Il en a écrit un recueil de poésie. [ Stèles, 1973 ].
Il met en lumière de manière poétique et scientifique les stèles chinoises, sous l’ère des Han.
La stèle est un monument commémoratif, géographique.
Il est à la fois signe et symbole.
Signe, car elle est un objet signifiant qui est porté par la pierre. Sans la pierre, point de stèle, ou de message.
Symbole, car la stèle représente de façon formelle une idée, un moment ( la mort, un évènement ).
« Les stèles sont des monuments restreints à une table de pierre, haut dressée, portant une inscription.
Elles inscrustent dans le ciel de Chine leurs fronts plats.
On les heurte à l’improviste : aux bords des routes, dans les cours des temples, devant les tombeaux.
Marquant un fait, une volonté, une présence, elles forcent à l’arrêt debout, face à leurs faces. Dans le vacillement délabré de l’Empire, elles seules impliquent la stabilité ».
Définitions de la stèle.
« Sous les Han, voici deux mille années, pour inhumer un cercueil, on dressait à chaque bout de la fosse de larges pièces de bois. Percées en plein milieu d’un trou rond, aux bords émoussés, elles superposaient les pivots du treuil d’où pendant le mort. Ces appuis de bois se nommaient Stèles. »
Mille ans avant les Han, sous les Tcheou, on usait déjà du mot « stèle ». Il était un poteau de pierre, sur lequel on accrochait une victime, dont le Prince décidait la mort.
« C’était donc un arrêt, le premier dans la cérémonie [du prince]. Toute la foule en marche venait buter là. Tous les pas encore aujourd’hui s’arrêtent aujourd’hui devant la Stèle seule immobile du cortège incessant que mènent les palais aux toits nomades ».
Le signe, maintenant, à jamais, gravé.
La stèle est un objet médiologique par excellence, c’est à dire, qu’il permet la transmission de la pensée.
La signification de ces messages, même s’ils doivent être expliqués, est toujours présente.
Plusieurs milliers d’année après.
Résister au temps, lent, millénaire, voilà ce que Régis Debray souligne dans ses cours de médiologie : la transmission de la pensée nécessite du temps. Et la stèle, par sa fabrication, est toujours là.
Loin des brouhahas numériques, la stèle résiste au temps, car elle s’inscrit tout simplement dans un matériau, la pierre.

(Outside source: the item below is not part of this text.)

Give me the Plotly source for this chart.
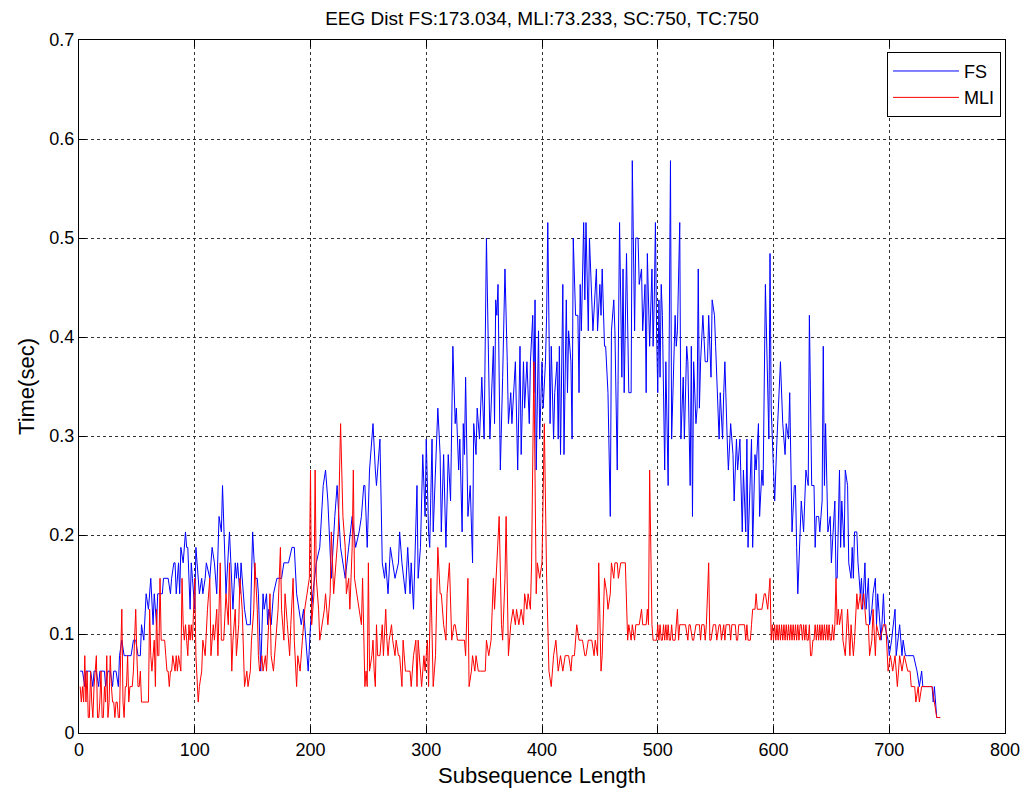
import plotly.graph_objects as go

# FS (blue) readings: x position and time in timer ticks (1 tick = 1/64 s)
fs_pts = [
 (1,4),(3,4),(5,3),(6,4),(8,4),(10,4),(12,3),(13,4),(15,4),(17,3),(18,4),(20,4),(22,4),(23,3),(25,4),(27,4),(29,3),(30,4),(32,4),(34,3),(35,5),(37,6),(39,5),(41,5),(43,5),(45,5),(47,6),(49,6),(51,5),(53,5),(54,7),(56,6),(58,9),(60,8),(62,10),(64,7),(65,9),(67,7),(68,9),(70,9),(72,9),(73,10),(75,10),(77,10),(79,9),(80,10),(82,11),
 (83,11),(84,9),(86,11),(87,9),(88,12),(90,11),(92,13),(93,12),(94,12),(96,8),(97,11),(98,10),(100,8),(101,12),(103,10),(104,9),(106,10),(107,9),(109,10),(110,11),(113,10),(115,12),(117,11),(119,9),(121,14),(123,13),(124,16),(126,12),(127,9),(130,13),(133,8),(135,11),(136,10),(137,11),(139,9),(140,11),(142,9),(143,8),(145,7),(148,7),(150,13),(152,10),(154,10),(155,9),(157,4),(159,9),(160,8),(162,9),
 (163,7),(164,8),(166,7),(168,9),(171,10),(173,10),(175,10),(177,11),(181,11),(184,12),(186,12),(188,9),(190,8),(192,7),(194,8),(196,6),(198,4),(200,7),(202,9),(205,11),(208,12),(211,16),(213,17),(215,15),(218,10),(221,14),(223,16),(226,12),(228,11),(230,10),(233,12),(236,14),(239,12),(242,13),(244,14),(246,16),
 (247,16),(249,12),(251,17),(254,20),(256,17),(257,16),(260,19),(262,11),(264,10),(265,11),(267,9),(269,12),(271,11),(273,10),(276,11),(277,13),(279,11),(282,9),(284,12),(286,9),(287,11),(289,8),(292,16),(293,10),(295,12),(297,18),(299,14),(300,19),(302,13),(303,12),(305,19),(306,13),(309,19),(310,21),(312,18),(313,13),(315,18),(317,12),(319,18),(321,15),(323,25),(325,20),(326,21),(328,17),(329,19),
 (331,13),(332,20),(333,18),(334,23),(336,14),(338,16),(340,11),(341,20),(343,18),(344,21),(346,19),(348,23),(350,19),(352,32),(355,19),(358,25),(359,20),(360,28),(361,27),(362,29),(364,17),(366,23),(368,30),(370,24),(371,20),(373,22),(374,20),(377,24),(379,17),(381,25),(382,18),(384,24),(385,21),(387,24),(389,20),(390,24),(392,27),(393,22),(394,28),(395,17),(397,26),(398,19),(400,24),(401,21),(403,24),(404,27),(405,33),(407,20),
 (408,25),(410,19),(411,22),(413,24),(414,19),(415,25),(416,18),(418,29),(419,18),(421,28),(422,22),(423,26),(425,24),(426,19),(427,32),(429,27),(431,27),(432,22),(433,29),(434,26),(436,33),(437,28),(438,33),(440,26),(441,32),(444,26),(447,30),(448,26),(450,29),(451,27),(452,30),(454,25),(455,25),(457,22),(459,14),(460,26),(462,28),(463,26),(465,17),(467,33),(469,23),(470,30),(471,22),(473,31),(475,22),(477,22),(478,37),(480,26),(481,32),(483,32),(484,29),(486,30),(487,26),(489,29),(490,22),(491,31),(493,25),(495,30),
 (496,25),(497,28),(498,33),(499,26),(500,22),(501,28),(502,23),(503,29),(504,27),(506,17),(507,24),(509,16),(511,37),(512,19),(515,27),(516,25),(517,26),(519,33),(520,19),(522,23),(523,19),(525,25),(526,24),(528,16),(529,25),(530,14),(531,24),(533,20),(534,21),(535,30),(536,21),(537,24),(539,27),(541,24),(543,24),(544,27),(546,23),(547,28),(549,27),(550,25),(553,19),(554,22),(556,19),(557,22),(558,24),(560,19),(561,17),(563,20),(565,18),(566,15),(568,19),(569,17),(571,19),(573,13),(574,17),(576,13),(577,19),(578,12),
 (579,14),(581,19),(582,12),(584,18),(585,17),(587,20),(588,14),(590,17),(591,16),(593,29),(596,19),(597,31),(598,21),(600,16),(601,15),(603,19),(606,24),(608,20),(610,18),(611,20),(613,19),(614,22),(616,13),(618,16),(619,16),(620,12),(621,9),(624,15),(626,13),(628,17),(630,16),(631,27),(633,16),(635,16),(636,12),(637,14),(639,14),(640,13),(642,15),(643,25),(644,16),(645,20),(647,13),(649,14),(650,11),(653,15),(654,10),(655,10),(656,14),(657,17),
 (658,12),(659,15),(661,12),(662,17),(664,16),(665,11),(667,10),(668,12),(669,10),(670,13),(672,13),(673,11),(675,9),(676,10),(677,8),(679,11),(680,8),(682,10),(683,7),(685,8),(686,9),(688,10),(689,7),(690,9),(693,6),(695,9),(696,7),(699,6),(700,5),(702,6),(705,8),(706,5),(709,7),(711,5),(712,6),(714,5),(716,5),(718,5),(721,5),(724,4),(726,3),(728,4),(729,3),(732,3),(734,3),(735,3),(737,3),(738,2),(739,3),(741,1),(744,1),
]

# MLI (red) readings
mli_pts = [
 (1,3),(2,2),(3,3),(4,2),(5,5),(6,2),(7,4),(8,1),(9,1),(10,4),(11,2),(12,1),(13,3),(14,4),(15,5),(16,1),(17,1),(18,2),(19,4),(20,1),(21,1),(22,3),(23,2),(24,5),(25,1),(26,2),(27,5),(28,3),(29,2),(30,2),(31,1),(32,2),(33,2),(34,1),(35,1),(36,5),(37,8),(38,2),(39,1),(40,3),(41,3),(42,5),(43,2),(44,3),(45,3),(46,3),(47,4),(48,6),(49,8),(50,5),(51,3),(52,3),(53,4),(54,2),(56,2),(58,2),(60,2),(61,8),(62,5),(63,4),(64,5),(65,6),(66,3),(67,8),(68,5),(69,5),(70,10),(71,6),(72,6),(73,6),(74,6),(75,5),(76,4),(77,4),(78,3),(79,4),(80,4),(81,5),
 (83,4),(84,5),(85,4),(86,5),(88,4),(89,10),(90,7),(91,6),(92,7),(93,6),(94,5),(95,7),(96,6),(97,7),(98,6),(100,10),(101,5),(103,2),(104,3),(106,4),(107,6),(109,5),(110,7),(111,8),(113,10),(114,5),(116,7),(117,6),(119,8),(120,5),(122,11),(123,6),(125,6),(126,8),(127,9),(129,7),(130,11),(132,4),(133,6),(135,8),(136,5),(138,7),(139,10),(141,8),(142,5),(143,3),(145,4),(146,3),(148,4),(149,6),(151,8),(152,11),(154,8),(155,5),(156,4),(158,5),(159,4),(161,5),(162,4),(164,8),(165,9),
 (166,5),(168,4),(170,6),(172,8),(174,12),(175,8),(177,6),(178,9),(180,7),(182,5),(183,7),(185,10),(186,6),(188,3),(189,5),(191,4),(193,6),(195,8),(197,9),(199,10),(200,17),(201,7),(203,9),(204,17),(205,10),(207,8),(208,6),(210,7),(212,8),(213,9),(215,7),(217,9),(218,13),(220,9),(222,11),(224,13),(226,20),(228,14),(230,12),(231,9),(233,10),(234,8),(236,12),(237,17),(238,10),(240,9),(242,8),(244,7),(245,10),(247,3),
 (248,4),(249,3),(250,11),(251,4),(253,5),(254,6),(255,4),(256,3),(257,7),(258,5),(260,5),(262,7),(263,5),(265,8),(266,6),(267,5),(268,6),(270,7),(271,6),(273,5),(274,6),(276,5),(277,5),(279,3),(280,6),(282,4),(283,4),(285,4),(286,4),(287,3),(289,5),(291,6),(292,3),(293,6),(295,4),(296,3),(298,5),(299,4),(301,6),(302,3),(304,10),(306,3),(308,5),(310,12),(312,9),(313,9),(315,7),(317,6),(318,9),(320,11),(322,6),(324,7),(325,7),(327,6),(328,6),
 (330,6),(332,6),(333,6),(334,5),(336,10),(337,3),(339,4),(340,5),(342,4),(343,5),(345,4),(347,4),(349,4),(351,4),(352,6),(354,5),(356,6),(358,10),(359,8),(361,11),(363,14),(365,7),(366,6),(368,10),(369,14),(371,5),(373,7),(375,8),(377,7),(378,8),(380,7),(382,8),(384,7),(385,9),(387,8),(388,9),(390,8),(391,11),(393,24),(395,9),(396,11),(398,10),(400,11),(402,20),(404,10),(406,4),
 (408,3),(410,5),(412,6),(414,4),(416,5),(418,4),(420,5),(423,5),(425,4),(426,5),(428,5),(430,7),(432,6),(435,6),(437,5),(438,5),(440,6),(443,6),(445,5),(446,6),(448,5),(449,11),(451,4),(452,5),(454,10),(456,9),(457,8),(459,9),(460,11),(462,10),(463,11),(465,11),(466,10),(468,11),(470,11),(472,11),(474,6),(475,7),(477,6),(478,7),(480,6),(481,7),(483,7),(484,7),(486,8),(487,7),(490,7),(491,8),(492,7),(493,17),(495,7),
 (496,6),(497,6),(498,6),(499,6),(500,7),(501,6),(502,7),(503,6),(504,6),(505,7),(506,6),(507,7),(508,6),(509,7),(510,6),(511,6),(512,7),(513,6),(515,6),(517,8),(518,6),(519,7),(521,7),(522,7),(524,7),(526,6),(527,7),(528,7),(530,6),(531,6),(533,7),(535,7),(536,7),(537,6),(538,7),(540,7),(541,6),(542,7),(544,11),(545,6),(546,6),(548,7),(549,7),(550,7),(551,6),(553,7),(554,7),(555,6),(557,7),(558,6),(559,7),(561,7),(562,7),(563,6),(564,7),(566,7),(567,7),(568,6),(569,6),(570,7),(572,7),(573,7),(575,7),(576,6),(577,7),
 (578,6),(579,6),(580,6),(581,7),(582,8),(584,8),(585,9),(586,8),(588,8),(590,8),(592,9),(593,9),(595,8),(597,10),(598,6),(599,7),(600,6),(601,7),(602,6),(603,7),(604,6),(605,7),(606,6),(607,7),(608,6),(609,7),(610,6),(611,7),(612,6),(613,7),(614,6),(615,7),(616,6),(617,7),(618,6),(619,7),(620,6),(621,7),(622,6),(623,7),(624,7),(625,6),(626,7),(627,6),(628,7),(629,6),(630,6),(631,7),(632,5),(633,5),(634,6),(635,6),(636,7),(637,6),(638,7),(639,6),(640,7),(641,6),(642,7),(643,6),(644,7),(645,6),(646,7),(647,6),(648,7),(649,6),(650,6),(651,7),(652,6),(653,7),(654,10),(655,7),(656,8),
 (657,7),(659,8),(660,6),(662,5),(664,8),(666,5),(667,7),(669,5),(670,6),(672,9),(673,8),(675,9),(676,8),(678,9),(679,8),(680,7),(682,7),(683,5),(685,6),(686,8),(688,5),(689,7),(692,6),(695,7),(697,7),(698,5),(699,4),(701,5),(703,4),(705,5),(707,3),(709,5),(711,4),(713,5),(716,4),(718,4),(719,3),(722,3),(723,2),(725,3),(726,2),(728,3),(731,3),(733,3),(735,3),(737,3),(739,2),(741,1),(744,1),
]

TICK = 1.0 / 64.0
fs_x = [p[0] for p in fs_pts]
fs_y = [p[1] * TICK for p in fs_pts]
mli_x = [p[0] for p in mli_pts]
mli_y = [p[1] * TICK for p in mli_pts]

x_ticks = list(range(0, 801, 100))
y_ticks = [0, 0.1, 0.2, 0.3, 0.4, 0.5, 0.6, 0.7]
y_labels = ["0", "0.1", "0.2", "0.3", "0.4", "0.5", "0.6", "0.7"]

FONT = "Liberation Sans, Arial, sans-serif"

# page body adds an 8px margin, so the figure is sized/offset to compensate
W, H = 1021, 789

fig = go.Figure()
fig.add_trace(go.Scatter(x=fs_x, y=fs_y, mode="lines", name="FS",
                         line=dict(color="#0000FF", width=1)))
fig.add_trace(go.Scatter(x=mli_x, y=mli_y, mode="lines", name="MLI",
                         line=dict(color="#FF0000", width=1)))

axis_common = dict(
    showline=True, linecolor="black", linewidth=1, mirror="ticks",
    ticks="inside", ticklen=7, tickcolor="black",
    showgrid=True, gridcolor="#333333", griddash="dot", gridwidth=1,
    zeroline=False, tickfont=dict(family=FONT, size=18, color="black"),
)

fig.update_layout(
    width=W, height=H,
    margin=dict(l=71, r=24, t=32, b=64),
    paper_bgcolor="white", plot_bgcolor="white",
    font=dict(family=FONT, color="black"),
    title=dict(text="EEG Dist FS:173.034, MLI:73.233, SC:750, TC:750",
               x=0.5, xref="paper", xanchor="center",
               y=1 - 4 / H, yref="container", yanchor="top",
               font=dict(family=FONT, size=19, color="black")),
    xaxis=dict(range=[0, 800], tickvals=x_ticks, ticktext=[str(v) for v in x_ticks],
               title=dict(text="Subsequence Length", standoff=9,
                          font=dict(family=FONT, size=22, color="black")),
               automargin=False, **axis_common),
    yaxis=dict(range=[0, 0.7], tickvals=y_ticks, ticktext=y_labels,
               title=dict(text="Time(sec)", standoff=8,
                          font=dict(family=FONT, size=22, color="black")),
               automargin=False, **axis_common),
    legend=dict(x=0.9957, y=0.983, xanchor="right", yanchor="top",
                bgcolor="white", bordercolor="black", borderwidth=1,
                font=dict(family=FONT, size=18, color="black"),
                itemwidth=66, tracegroupgap=0),
    showlegend=True,
)

fig.write_html("out.html")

Plus largement , tous les monuments conservent cette insolence, face au temps. Elles inscrivent la parole universelle.
Et à l’enfant qui visite ces lieux avec ses parents de s’intéresser avec curiosité au sens, véhiculé.
Les idéogrammes.
Les stèles chinoises sont souvent agrémentées d’idéogrammes.
Les idéogrammes ( symbole graphique représentant un mot ou une idée utilisé dans certaines langues vivantes [ Wikipedia ] ) incrustés dans la pierre résistent au temps.

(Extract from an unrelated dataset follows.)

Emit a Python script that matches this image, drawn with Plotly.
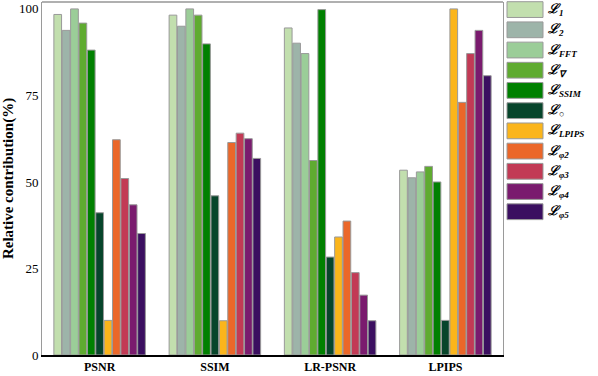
import plotly.graph_objects as go

W, H = 598, 376
L_M, R_M, T_M, B_M = 42, 95, 2, 16

metrics = ["PSNR", "SSIM", "LR-PSNR", "LPIPS"]

series = ["L1", "L2", "LFFT", "Lgrad", "LSSIM", "Lo", "LLPIPS", "Lphi2", "Lphi3", "Lphi4", "Lphi5"]
labels = [
    "ℒ<sub>1</sub>", "ℒ<sub>2</sub>", "ℒ<sub>FFT</sub>", "ℒ<sub>∇</sub>", "ℒ<sub>SSIM</sub>",
    "ℒ<sub>○</sub>", "ℒ<sub>LPIPS</sub>", "ℒ<sub>φ2</sub>", "ℒ<sub>φ3</sub>", "ℒ<sub>φ4</sub>", "ℒ<sub>φ5</sub>",
]
colors = ["#c2dfae", "#9db4a9", "#9bcd98", "#5fab30", "#008000", "#07452b",
          "#fbb51b", "#eb6729", "#c23a55", "#7a1b6e", "#3b0f60"]

# values per metric (PSNR, SSIM, LR-PSNR, LPIPS)
L1 = [98.4, 98.2, 94.5, 53.4]
L2 = [93.8, 95.0, 90.1, 51.2]
LFFT = [100.0, 100.0, 87.1, 52.9]
Lgrad = [95.9, 98.2, 56.2, 54.5]
LSSIM = [88.1, 89.9, 99.8, 50.0]
Lo = [41.1, 46.0, 28.3, 10.0]
LLPIPS = [10.0, 9.9, 34.1, 100.0]
Lphi2 = [62.2, 61.4, 38.7, 73.0]
Lphi3 = [51.0, 64.1, 23.8, 87.1]
Lphi4 = [43.4, 62.5, 17.3, 93.8]
Lphi5 = [35.1, 56.8, 9.9, 80.7]

values = [L1, L2, LFFT, Lgrad, LSSIM, Lo, LLPIPS, Lphi2, Lphi3, Lphi4, Lphi5]

SERIF = "Liberation Serif, Times New Roman, serif"


def px_x(p):
    return (p - L_M) / (W - L_M - R_M)


def px_y(p):
    return (H - B_M - p) / (H - T_M - B_M)


fig = go.Figure()
for name, vals, col in zip(series, values, colors):
    fig.add_bar(
        x=metrics, y=vals, name=name,
        marker=dict(color=col, line=dict(color="#999999", width=1)),
        showlegend=False,
    )

# legend drawn by hand: wide swatches like the original
shapes = []
annotations = []
for i, (lab, col) in enumerate(zip(labels, colors)):
    top = 1.7 + i * 20.5
    shapes.append(dict(
        type="rect", xref="paper", yref="paper",
        x0=px_x(507), x1=px_x(543), y0=px_y(top + 16), y1=px_y(top),
        fillcolor=col, line=dict(color="#999999", width=1),
    ))
    annotations.append(dict(
        xref="paper", yref="paper", x=px_x(546), y=px_y(top + 8),
        xanchor="left", yanchor="middle", showarrow=False,
        text="<b><i>" + lab + "</i></b>",
        font=dict(family=SERIF, size=13, color="black"),
    ))

# top border of the frame
shapes.append(dict(type="line", xref="paper", yref="paper", x0=0, x1=1, y0=1, y1=1,
                   line=dict(color="#b0b0b0", width=2)))

fig.update_layout(
    width=W, height=H,
    margin=dict(l=L_M, r=R_M, t=T_M, b=B_M),
    paper_bgcolor="white", plot_bgcolor="white",
    barmode="group", bargap=0.2, bargroupgap=0.08,
    shapes=shapes, annotations=annotations,
    font=dict(family=SERIF, color="black"),
)
fig.update_xaxes(
    showline=True, linecolor="black", linewidth=1.5, showgrid=False, ticks="",
    tickfont=dict(family=SERIF, size=12),
    tickprefix="<b>", ticksuffix="</b>",
)
fig.update_yaxes(
    range=[0, 102], tickvals=[0, 25, 50, 75, 100], showgrid=False, zeroline=False,
    showline=True, linecolor="#9a9a9a", linewidth=1, mirror=True, ticks="",
    tickfont=dict(family=SERIF, size=13), tickprefix="<b>", ticksuffix="</b>",
    title=dict(text="<b>Relative contribution(%)</b>", font=dict(family=SERIF, size=15), standoff=6),
)

fig.write_html("out.html", config={"displayModeBar": False},
               post_script="document.body.style.margin='0';")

Les idéogrammes chinois ont une beauté visuelle, faite du mouvement du geste du pinceau ( ou burin pour la pierre ).
Ils ont valeur intemporelle, loin de nos idéogrammes numériques, volatiles, dissous sur la toile, sans lieu.
Ces idéogrammes sont inscrits dans un lieu ( autour d’un temple, d’un chemin ). Et ne bougent pas.
« Sitôt incrustés dans la table, qu’ils pénètrent d’intelligence, les caractères, les voici, dépouillant les formes de la mouvante intelligence humaine ; devenus pensée de la pierre dont il prennent le grain. Il ne réclament point la voie ou la musique. Ils méprisent les tons changeants et les syllabes qui les affublent au hasard des provinces. Ils n’expriment pas ; ils signifient ; ils sont ».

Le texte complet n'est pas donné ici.